Find all the lines with "chart" and gather them.

• Given entries:
— Begin —

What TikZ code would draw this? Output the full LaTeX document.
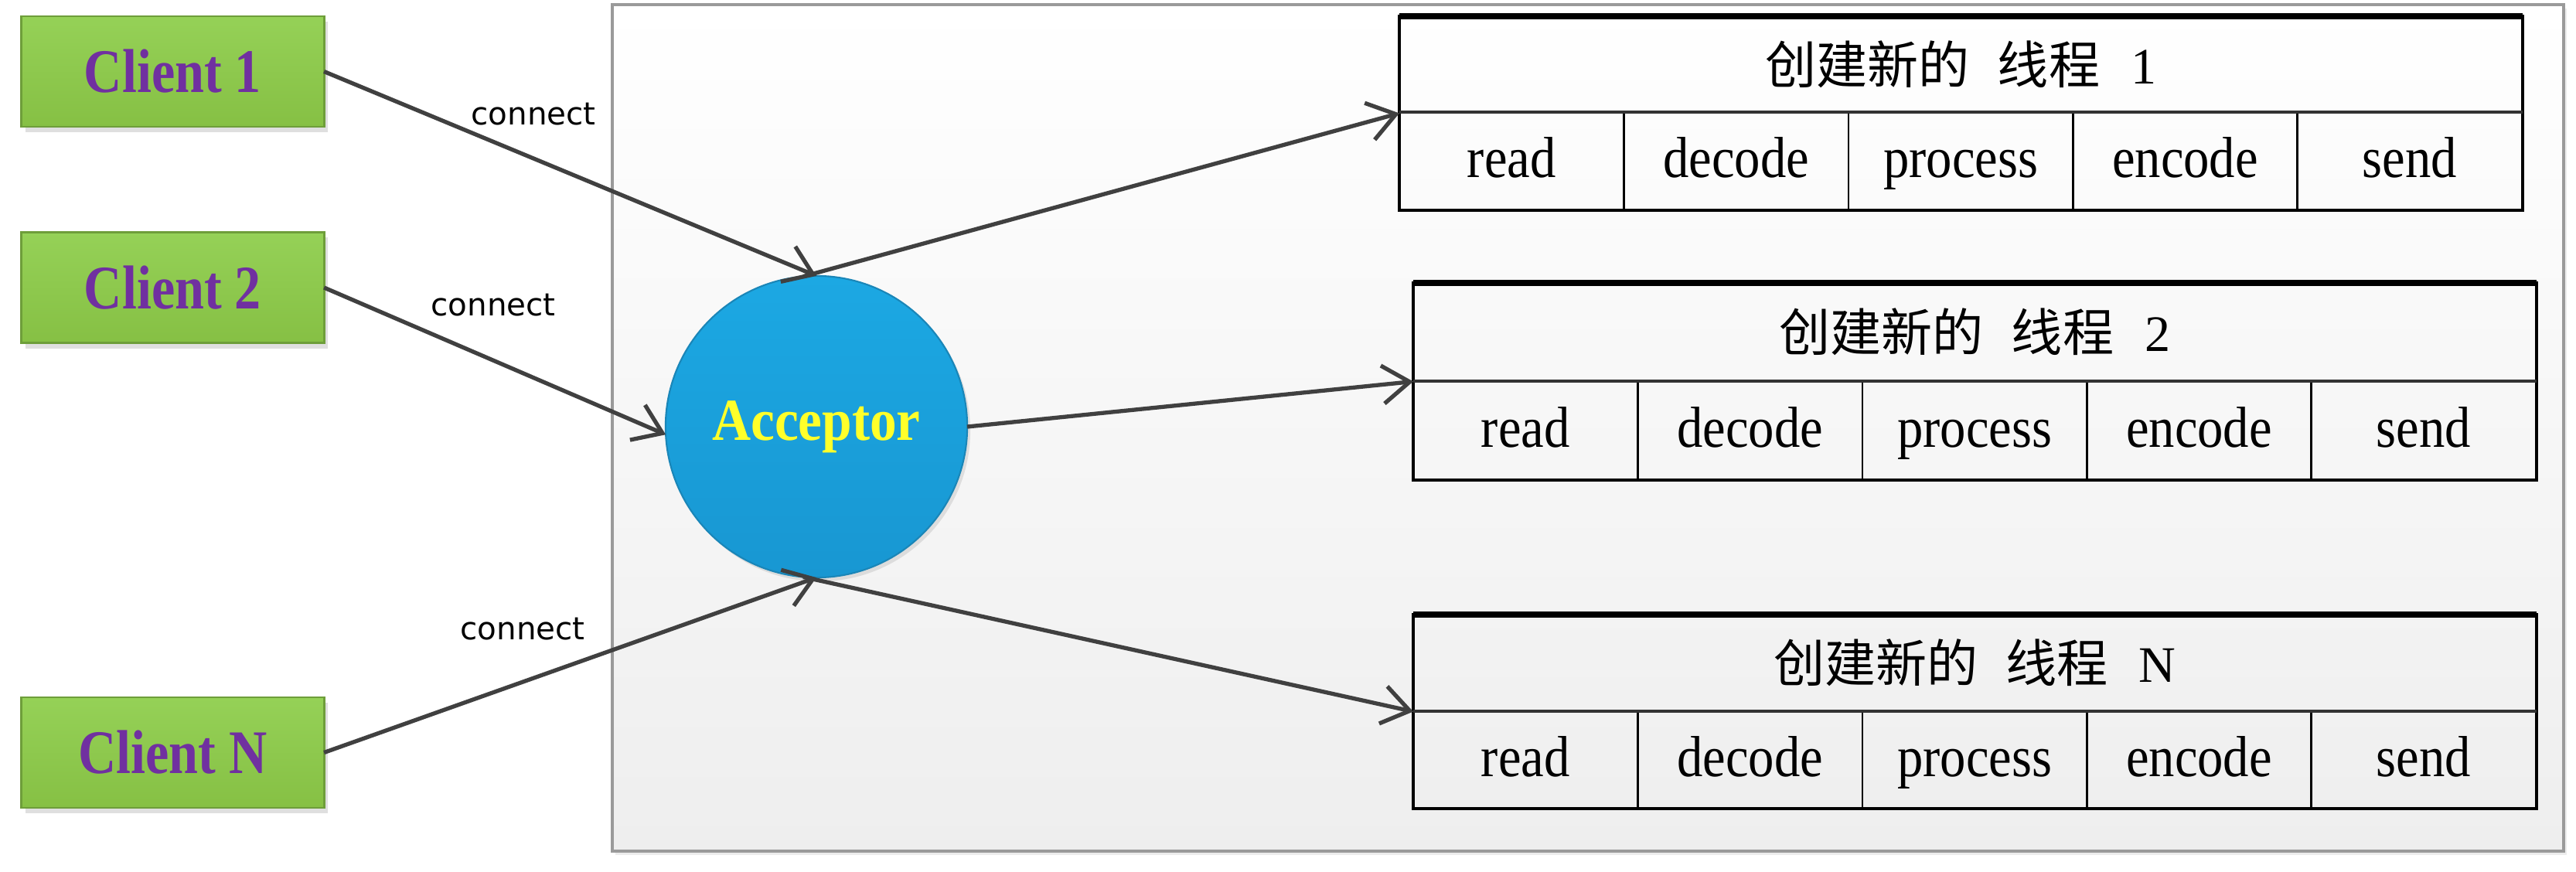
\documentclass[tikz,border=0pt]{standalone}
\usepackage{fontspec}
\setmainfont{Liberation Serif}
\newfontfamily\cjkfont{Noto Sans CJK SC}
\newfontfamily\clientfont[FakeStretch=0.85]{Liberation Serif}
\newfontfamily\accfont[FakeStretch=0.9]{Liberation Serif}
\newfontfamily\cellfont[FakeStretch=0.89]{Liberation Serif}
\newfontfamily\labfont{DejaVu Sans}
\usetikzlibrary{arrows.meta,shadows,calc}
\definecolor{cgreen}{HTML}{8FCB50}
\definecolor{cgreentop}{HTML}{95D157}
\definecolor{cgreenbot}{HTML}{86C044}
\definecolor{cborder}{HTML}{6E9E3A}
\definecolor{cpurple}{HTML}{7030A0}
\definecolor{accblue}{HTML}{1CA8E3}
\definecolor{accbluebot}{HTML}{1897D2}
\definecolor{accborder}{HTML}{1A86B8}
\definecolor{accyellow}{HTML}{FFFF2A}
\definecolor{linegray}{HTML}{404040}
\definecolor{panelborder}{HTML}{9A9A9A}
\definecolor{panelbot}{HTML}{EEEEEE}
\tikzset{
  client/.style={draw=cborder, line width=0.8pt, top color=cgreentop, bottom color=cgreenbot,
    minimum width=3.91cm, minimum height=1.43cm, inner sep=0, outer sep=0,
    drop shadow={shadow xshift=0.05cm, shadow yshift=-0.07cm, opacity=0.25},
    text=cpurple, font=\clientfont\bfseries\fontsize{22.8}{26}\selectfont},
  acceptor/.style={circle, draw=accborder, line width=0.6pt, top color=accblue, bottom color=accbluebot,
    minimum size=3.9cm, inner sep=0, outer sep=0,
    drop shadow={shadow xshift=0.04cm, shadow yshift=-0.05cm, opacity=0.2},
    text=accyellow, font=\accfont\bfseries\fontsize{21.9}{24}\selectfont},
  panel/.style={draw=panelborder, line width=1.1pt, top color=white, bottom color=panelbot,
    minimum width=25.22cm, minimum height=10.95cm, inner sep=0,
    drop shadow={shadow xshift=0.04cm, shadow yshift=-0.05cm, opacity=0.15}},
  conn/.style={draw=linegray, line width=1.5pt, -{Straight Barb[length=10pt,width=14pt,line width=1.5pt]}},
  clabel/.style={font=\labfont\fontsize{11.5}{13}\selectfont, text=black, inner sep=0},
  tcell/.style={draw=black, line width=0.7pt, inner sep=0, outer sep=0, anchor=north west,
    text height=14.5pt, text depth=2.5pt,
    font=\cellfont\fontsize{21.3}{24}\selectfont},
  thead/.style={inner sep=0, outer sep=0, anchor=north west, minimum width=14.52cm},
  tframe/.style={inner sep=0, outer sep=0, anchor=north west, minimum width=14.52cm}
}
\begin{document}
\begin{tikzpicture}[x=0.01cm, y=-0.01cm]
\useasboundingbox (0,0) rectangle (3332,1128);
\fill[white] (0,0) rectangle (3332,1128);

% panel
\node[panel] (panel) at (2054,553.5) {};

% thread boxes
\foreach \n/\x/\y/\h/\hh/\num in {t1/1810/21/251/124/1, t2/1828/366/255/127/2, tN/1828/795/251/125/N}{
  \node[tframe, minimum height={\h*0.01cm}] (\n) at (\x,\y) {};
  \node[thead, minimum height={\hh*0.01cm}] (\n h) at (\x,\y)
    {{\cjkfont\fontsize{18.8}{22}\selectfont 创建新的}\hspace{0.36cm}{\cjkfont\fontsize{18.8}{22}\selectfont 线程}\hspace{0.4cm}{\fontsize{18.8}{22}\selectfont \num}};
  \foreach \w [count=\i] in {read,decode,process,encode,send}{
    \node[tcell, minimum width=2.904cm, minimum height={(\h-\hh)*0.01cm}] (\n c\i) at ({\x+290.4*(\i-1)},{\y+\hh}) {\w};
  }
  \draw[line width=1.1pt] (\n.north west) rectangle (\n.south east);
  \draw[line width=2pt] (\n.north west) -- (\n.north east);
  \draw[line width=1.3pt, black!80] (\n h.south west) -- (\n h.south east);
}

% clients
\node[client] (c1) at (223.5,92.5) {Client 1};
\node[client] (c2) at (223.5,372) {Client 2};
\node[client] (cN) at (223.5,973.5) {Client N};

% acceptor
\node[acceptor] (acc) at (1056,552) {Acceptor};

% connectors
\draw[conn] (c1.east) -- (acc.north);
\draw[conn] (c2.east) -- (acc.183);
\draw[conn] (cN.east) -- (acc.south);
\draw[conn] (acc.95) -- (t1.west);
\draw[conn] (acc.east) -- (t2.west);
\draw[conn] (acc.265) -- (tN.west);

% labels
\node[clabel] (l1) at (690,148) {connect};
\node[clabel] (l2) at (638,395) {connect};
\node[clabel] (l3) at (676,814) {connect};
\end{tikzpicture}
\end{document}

— End —
— Begin —

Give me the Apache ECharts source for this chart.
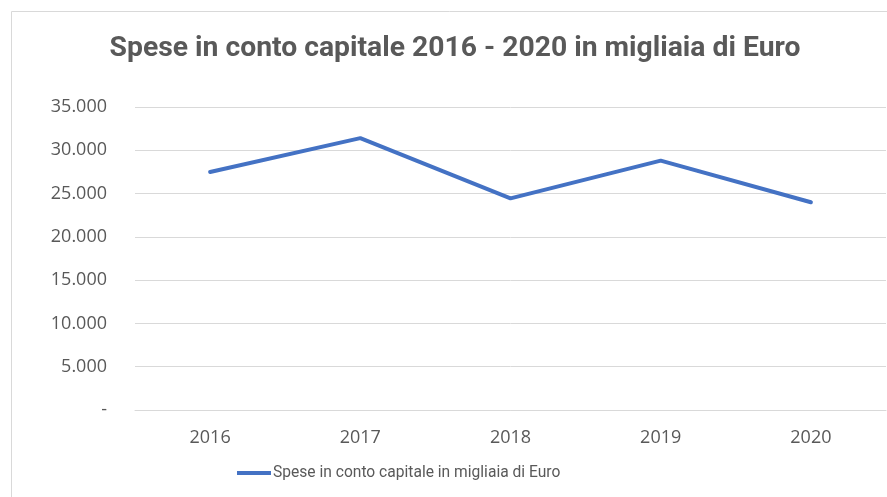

— End —
— Begin —

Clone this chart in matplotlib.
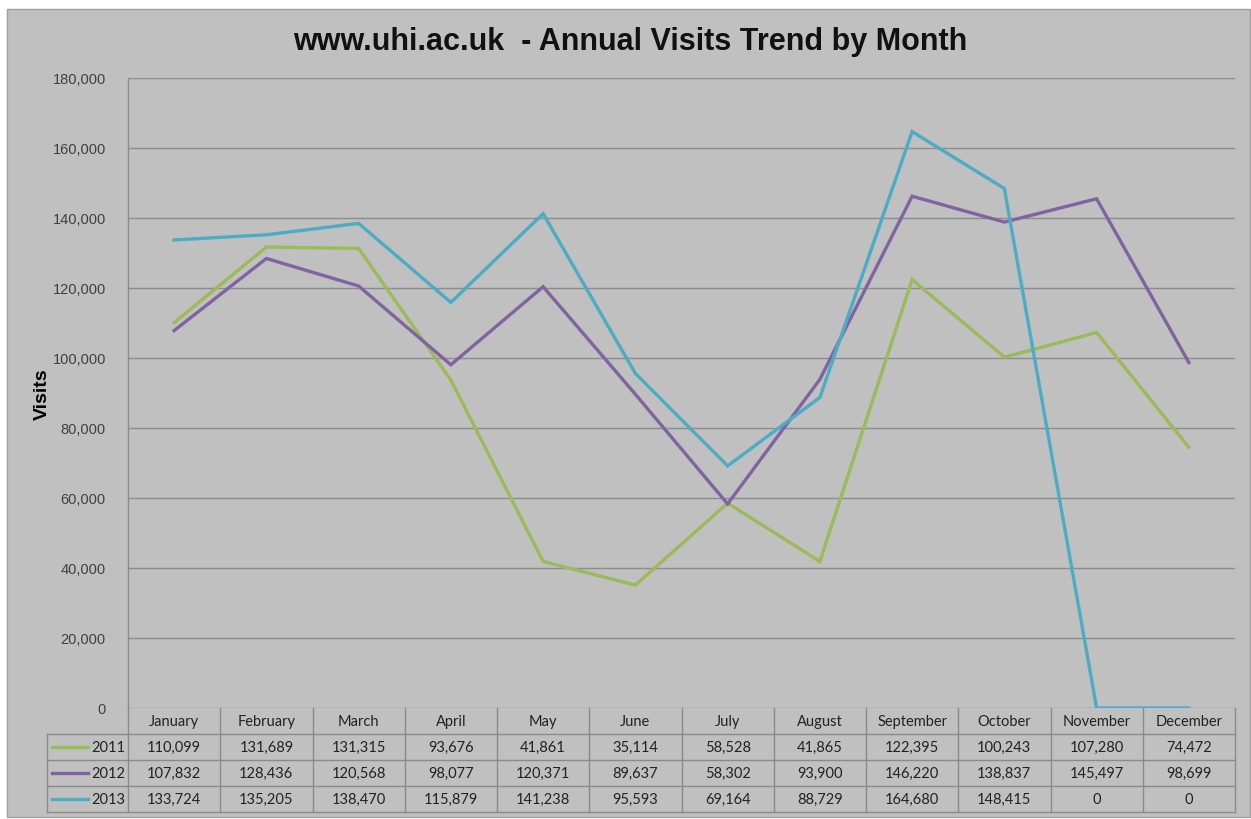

— End —

• Result of this exercise:
Give me the Apache ECharts source for this chart.
Clone this chart in matplotlib.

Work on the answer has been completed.